Não é o Neymar que vai resolver o baixo salário dos professores e nem o futebol em época de Copa do Mundo (ou qualquer outro campeonato) que vai alienar as pessoas para os problemas do Brasil. Nelson Rodrigues recomendava aos chamados cretinos fundamentais e abutres de redações o divã de psicanalista e uns vinte anos de análise profunda. No fundo, dizia ele, era problema de autoestima e o cronista tinha razão, acredito. Ao não saber lidar com frustrações, o brasileiro torna-se abutre de si mesmo e é preciso amadurecer – o mesmo amadurecimento que tanto cobram de Neymar estende-se a nós como cidadãos.


ATUALIZAÇÃO: A seleção brasileira foi eliminada nas quartas-de-final da Copa do Mundo ao perder para a boa seleção da Bélgica por 2x1. Um dos gols da seleção belga surgiu após cobrança e escanteio em que a bola desviou no jogador Fernandinho, do Brasil.
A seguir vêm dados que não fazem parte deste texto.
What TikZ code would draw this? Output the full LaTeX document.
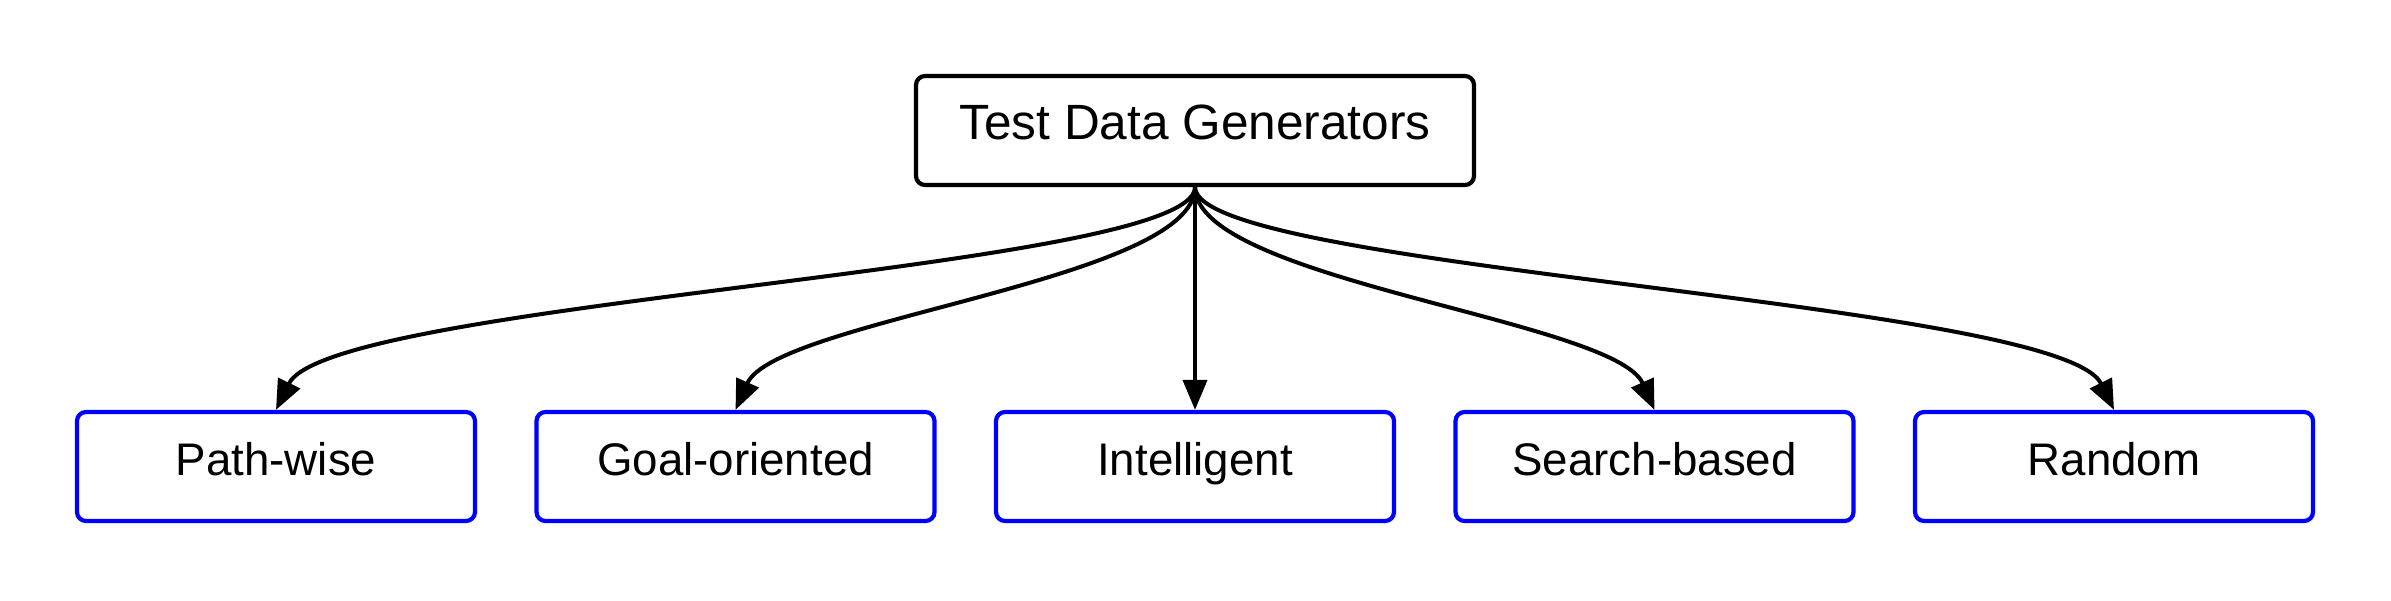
\documentclass[tikz,border=0pt]{standalone}
\usepackage{fontspec}
\setmainfont{Liberation Sans}
\usetikzlibrary{arrows.meta}
\begin{document}
\begin{tikzpicture}[
	rootbox/.style={draw=black, line width=0.042cm, rounded corners=0.09cm, minimum width=5.58cm, minimum height=1.09cm, inner sep=0pt, text height=0.34cm, text depth=0.16cm, font=\fontsize{14.1}{16}\selectfont},
	kindbox/.style={draw=blue, line width=0.042cm, rounded corners=0.09cm, minimum width=3.98cm, minimum height=1.09cm, inner sep=0pt, text height=0.32cm, text depth=0.14cm, font=\fontsize{13}{15}\selectfont},
	arr/.style={draw=black, line width=0.04cm, -{Triangle[length=0.3cm, width=0.24cm]}}
	]
	\useasboundingbox (0,0) rectangle (23.91,6);
	\node[rootbox] (top) at (11.95,4.695) {Test Data Generators};
	
	\node[kindbox] (pathwise) at (2.76,1.335) {Path-wise};
	\node[kindbox] (goal) at (7.355,1.335) {Goal-oriented};
	\node[kindbox] (intel) at (11.95,1.335) {Intelligent};
	\node[kindbox] (search) at (16.545,1.335) {Search-based};
	\node[kindbox] (random) at (21.14,1.335) {Random};
	
	\draw[arr] (top.south) .. controls +(0,-0.83) and +(0.54,1.10) .. (pathwise.north);
	\draw[arr] (top.south) .. controls +(0,-0.93) and +(0.40,0.90) .. (goal.north);
	\draw[arr] (top.south) -- (intel.north);
	\draw[arr] (top.south) .. controls +(0,-0.93) and +(-0.40,0.90) .. (search.north);
	\draw[arr] (top.south) .. controls +(0,-0.83) and +(-0.54,1.10) .. (random.north);
\end{tikzpicture}
\end{document}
Gol contra e que abriu caminho para a classificação da Bélgica. Após o jogo, vários torcedores brasileiros, inconformados com a derrota e desclassificação do Brasil, passaram a atacar Fernandinho com ofensas, xingamentos e racismo em seu perfil no Instagram – e até mesmo familiares do jogador não foram poupados. Um triste e criminoso episódio em mais um caso de “caça a um culpado” ou a um bode expiatório para que frustrados pudessem descarregar palavras de ódio e seus preconceitos.

Referência e dica para leitura: Brasil em campo, crônicas de Nelson Rodrigues. Org. Sônia Rodrigues. Rio de Janeiro: editora Nova Fronteira, 2012.